***** EXTRACTED MATERIAL

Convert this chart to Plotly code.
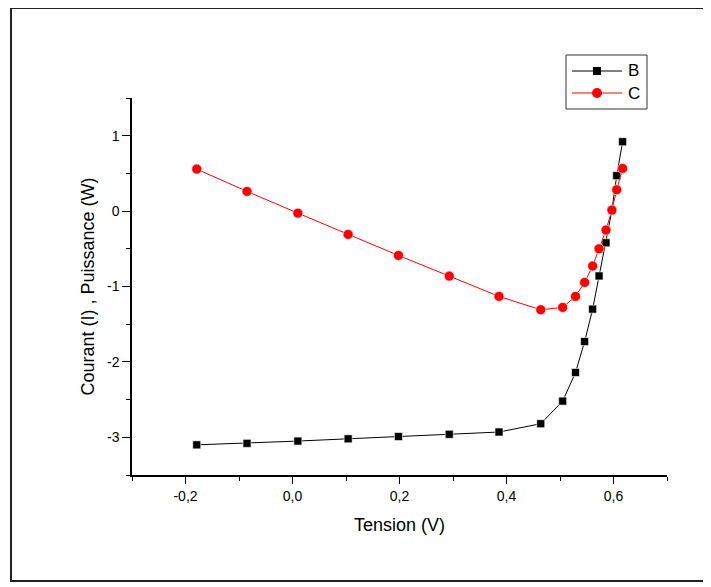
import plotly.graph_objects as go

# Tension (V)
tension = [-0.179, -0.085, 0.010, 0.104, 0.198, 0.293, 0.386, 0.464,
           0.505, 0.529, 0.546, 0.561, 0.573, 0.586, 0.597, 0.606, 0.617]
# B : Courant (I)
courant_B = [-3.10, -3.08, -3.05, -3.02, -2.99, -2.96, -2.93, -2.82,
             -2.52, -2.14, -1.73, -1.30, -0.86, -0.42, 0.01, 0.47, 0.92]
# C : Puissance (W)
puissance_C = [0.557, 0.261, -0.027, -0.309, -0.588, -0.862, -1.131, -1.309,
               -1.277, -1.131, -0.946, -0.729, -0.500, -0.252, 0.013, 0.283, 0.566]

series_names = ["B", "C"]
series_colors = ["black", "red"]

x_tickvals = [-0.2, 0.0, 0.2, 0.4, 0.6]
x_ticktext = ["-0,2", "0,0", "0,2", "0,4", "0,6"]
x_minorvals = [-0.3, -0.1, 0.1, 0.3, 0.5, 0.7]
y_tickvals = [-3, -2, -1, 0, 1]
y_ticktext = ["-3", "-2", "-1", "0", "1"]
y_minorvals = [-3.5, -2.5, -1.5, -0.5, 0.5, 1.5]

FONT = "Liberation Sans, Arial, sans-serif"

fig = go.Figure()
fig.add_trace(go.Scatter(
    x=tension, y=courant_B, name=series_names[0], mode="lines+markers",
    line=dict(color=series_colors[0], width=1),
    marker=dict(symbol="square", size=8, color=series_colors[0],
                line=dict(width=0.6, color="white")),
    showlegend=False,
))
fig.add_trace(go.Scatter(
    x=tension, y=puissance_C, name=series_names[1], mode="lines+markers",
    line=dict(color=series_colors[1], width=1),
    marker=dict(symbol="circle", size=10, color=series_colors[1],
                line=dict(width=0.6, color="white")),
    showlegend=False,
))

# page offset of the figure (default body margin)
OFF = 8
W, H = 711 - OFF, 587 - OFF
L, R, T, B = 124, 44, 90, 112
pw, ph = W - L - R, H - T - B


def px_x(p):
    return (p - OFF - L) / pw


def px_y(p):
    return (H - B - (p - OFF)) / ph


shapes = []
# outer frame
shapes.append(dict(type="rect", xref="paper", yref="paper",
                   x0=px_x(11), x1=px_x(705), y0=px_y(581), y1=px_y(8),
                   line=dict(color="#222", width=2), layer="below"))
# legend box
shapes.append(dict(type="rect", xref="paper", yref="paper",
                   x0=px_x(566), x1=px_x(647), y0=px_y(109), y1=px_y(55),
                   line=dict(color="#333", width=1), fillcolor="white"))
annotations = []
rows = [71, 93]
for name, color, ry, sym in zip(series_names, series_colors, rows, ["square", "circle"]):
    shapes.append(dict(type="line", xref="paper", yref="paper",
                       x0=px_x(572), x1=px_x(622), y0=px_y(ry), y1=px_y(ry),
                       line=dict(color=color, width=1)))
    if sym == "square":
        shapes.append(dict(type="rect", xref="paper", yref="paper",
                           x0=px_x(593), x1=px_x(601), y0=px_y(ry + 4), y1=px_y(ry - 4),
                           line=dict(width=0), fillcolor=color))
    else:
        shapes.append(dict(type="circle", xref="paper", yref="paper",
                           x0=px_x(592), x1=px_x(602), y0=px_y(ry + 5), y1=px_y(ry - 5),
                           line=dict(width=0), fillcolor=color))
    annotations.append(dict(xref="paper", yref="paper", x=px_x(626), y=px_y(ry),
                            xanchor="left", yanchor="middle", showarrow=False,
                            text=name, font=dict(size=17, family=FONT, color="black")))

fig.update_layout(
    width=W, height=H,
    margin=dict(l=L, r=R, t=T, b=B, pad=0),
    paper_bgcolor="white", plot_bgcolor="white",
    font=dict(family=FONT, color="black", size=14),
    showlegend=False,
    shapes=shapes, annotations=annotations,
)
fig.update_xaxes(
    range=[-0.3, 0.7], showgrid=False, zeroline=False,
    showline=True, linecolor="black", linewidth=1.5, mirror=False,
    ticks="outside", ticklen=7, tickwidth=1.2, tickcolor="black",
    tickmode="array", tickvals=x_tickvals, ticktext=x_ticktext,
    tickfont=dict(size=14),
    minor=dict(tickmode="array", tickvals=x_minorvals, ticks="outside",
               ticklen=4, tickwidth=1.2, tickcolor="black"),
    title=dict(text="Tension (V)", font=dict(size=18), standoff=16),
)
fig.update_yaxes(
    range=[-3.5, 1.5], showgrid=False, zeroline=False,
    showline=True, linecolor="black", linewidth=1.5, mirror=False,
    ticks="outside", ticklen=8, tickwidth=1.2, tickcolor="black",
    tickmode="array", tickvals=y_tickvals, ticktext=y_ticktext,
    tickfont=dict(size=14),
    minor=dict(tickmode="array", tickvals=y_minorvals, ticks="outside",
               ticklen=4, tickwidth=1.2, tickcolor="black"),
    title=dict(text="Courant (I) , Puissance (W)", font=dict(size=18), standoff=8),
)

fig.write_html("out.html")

**********
***** EXTRACTED MATERIAL

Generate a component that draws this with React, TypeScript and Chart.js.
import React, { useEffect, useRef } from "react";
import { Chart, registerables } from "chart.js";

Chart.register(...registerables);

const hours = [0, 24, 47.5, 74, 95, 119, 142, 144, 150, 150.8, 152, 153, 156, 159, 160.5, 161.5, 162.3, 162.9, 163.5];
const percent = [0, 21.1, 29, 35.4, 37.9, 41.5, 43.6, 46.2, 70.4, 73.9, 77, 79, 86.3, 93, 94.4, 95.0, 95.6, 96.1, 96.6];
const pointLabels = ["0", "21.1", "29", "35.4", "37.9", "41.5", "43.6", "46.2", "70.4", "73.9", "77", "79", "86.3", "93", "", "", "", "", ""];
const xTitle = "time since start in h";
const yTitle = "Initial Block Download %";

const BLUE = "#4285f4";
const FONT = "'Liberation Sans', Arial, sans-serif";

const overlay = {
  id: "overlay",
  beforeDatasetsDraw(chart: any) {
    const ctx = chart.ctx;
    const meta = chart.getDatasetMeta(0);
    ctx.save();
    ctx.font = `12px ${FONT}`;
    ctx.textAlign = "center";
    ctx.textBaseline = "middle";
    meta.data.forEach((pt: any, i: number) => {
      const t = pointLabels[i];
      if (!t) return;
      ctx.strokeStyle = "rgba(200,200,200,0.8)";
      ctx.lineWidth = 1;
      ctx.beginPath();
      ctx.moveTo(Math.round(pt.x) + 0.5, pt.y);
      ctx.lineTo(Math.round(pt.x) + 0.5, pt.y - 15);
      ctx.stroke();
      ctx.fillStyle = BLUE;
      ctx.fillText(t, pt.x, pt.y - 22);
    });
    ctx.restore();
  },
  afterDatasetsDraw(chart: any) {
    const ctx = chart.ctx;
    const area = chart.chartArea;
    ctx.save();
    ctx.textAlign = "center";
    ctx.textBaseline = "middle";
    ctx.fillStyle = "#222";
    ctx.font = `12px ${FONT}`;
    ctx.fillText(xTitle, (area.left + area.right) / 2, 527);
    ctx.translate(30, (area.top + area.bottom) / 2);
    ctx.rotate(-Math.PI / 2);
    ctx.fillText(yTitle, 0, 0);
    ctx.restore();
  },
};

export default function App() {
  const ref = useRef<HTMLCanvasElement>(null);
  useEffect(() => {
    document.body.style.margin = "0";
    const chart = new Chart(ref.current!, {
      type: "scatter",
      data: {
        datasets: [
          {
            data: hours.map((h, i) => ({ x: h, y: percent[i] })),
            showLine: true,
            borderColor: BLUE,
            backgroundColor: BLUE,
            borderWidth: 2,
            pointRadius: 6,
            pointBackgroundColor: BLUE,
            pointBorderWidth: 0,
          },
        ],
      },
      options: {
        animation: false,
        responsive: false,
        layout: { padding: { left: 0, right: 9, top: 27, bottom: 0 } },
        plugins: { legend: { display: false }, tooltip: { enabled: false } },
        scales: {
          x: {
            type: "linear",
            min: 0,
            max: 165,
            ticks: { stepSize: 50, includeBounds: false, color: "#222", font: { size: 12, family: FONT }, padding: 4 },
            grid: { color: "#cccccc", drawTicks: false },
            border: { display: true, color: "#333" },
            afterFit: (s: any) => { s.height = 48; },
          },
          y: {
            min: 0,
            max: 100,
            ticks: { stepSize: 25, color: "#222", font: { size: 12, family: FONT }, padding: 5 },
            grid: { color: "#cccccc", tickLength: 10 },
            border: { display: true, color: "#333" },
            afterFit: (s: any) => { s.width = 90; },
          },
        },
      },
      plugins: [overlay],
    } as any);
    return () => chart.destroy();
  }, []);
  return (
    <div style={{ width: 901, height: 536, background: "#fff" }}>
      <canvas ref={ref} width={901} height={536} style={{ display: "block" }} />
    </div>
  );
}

**********

• _SHORT EXERCISE_:
Reproduce the lines above starting at the one with "Convert this chart to Plotly code." and ending at the one with "pw, ph = W - L - R, H - T - B", both included, exactly and with no pictures.

• _CORRECT OUTPUT_:
Convert this chart to Plotly code.
import plotly.graph_objects as go

# Tension (V)
tension = [-0.179, -0.085, 0.010, 0.104, 0.198, 0.293, 0.386, 0.464,
           0.505, 0.529, 0.546, 0.561, 0.573, 0.586, 0.597, 0.606, 0.617]
# B : Courant (I)
courant_B = [-3.10, -3.08, -3.05, -3.02, -2.99, -2.96, -2.93, -2.82,
             -2.52, -2.14, -1.73, -1.30, -0.86, -0.42, 0.01, 0.47, 0.92]
# C : Puissance (W)
puissance_C = [0.557, 0.261, -0.027, -0.309, -0.588, -0.862, -1.131, -1.309,
               -1.277, -1.131, -0.946, -0.729, -0.500, -0.252, 0.013, 0.283, 0.566]

series_names = ["B", "C"]
series_colors = ["black", "red"]

x_tickvals = [-0.2, 0.0, 0.2, 0.4, 0.6]
x_ticktext = ["-0,2", "0,0", "0,2", "0,4", "0,6"]
x_minorvals = [-0.3, -0.1, 0.1, 0.3, 0.5, 0.7]
y_tickvals = [-3, -2, -1, 0, 1]
y_ticktext = ["-3", "-2", "-1", "0", "1"]
y_minorvals = [-3.5, -2.5, -1.5, -0.5, 0.5, 1.5]

FONT = "Liberation Sans, Arial, sans-serif"

fig = go.Figure()
fig.add_trace(go.Scatter(
    x=tension, y=courant_B, name=series_names[0], mode="lines+markers",
    line=dict(color=series_colors[0], width=1),
    marker=dict(symbol="square", size=8, color=series_colors[0],
                line=dict(width=0.6, color="white")),
    showlegend=False,
))
fig.add_trace(go.Scatter(
    x=tension, y=puissance_C, name=series_names[1], mode="lines+markers",
    line=dict(color=series_colors[1], width=1),
    marker=dict(symbol="circle", size=10, color=series_colors[1],
                line=dict(width=0.6, color="white")),
    showlegend=False,
))

# page offset of the figure (default body margin)
OFF = 8
W, H = 711 - OFF, 587 - OFF
L, R, T, B = 124, 44, 90, 112
pw, ph = W - L - R, H - T - B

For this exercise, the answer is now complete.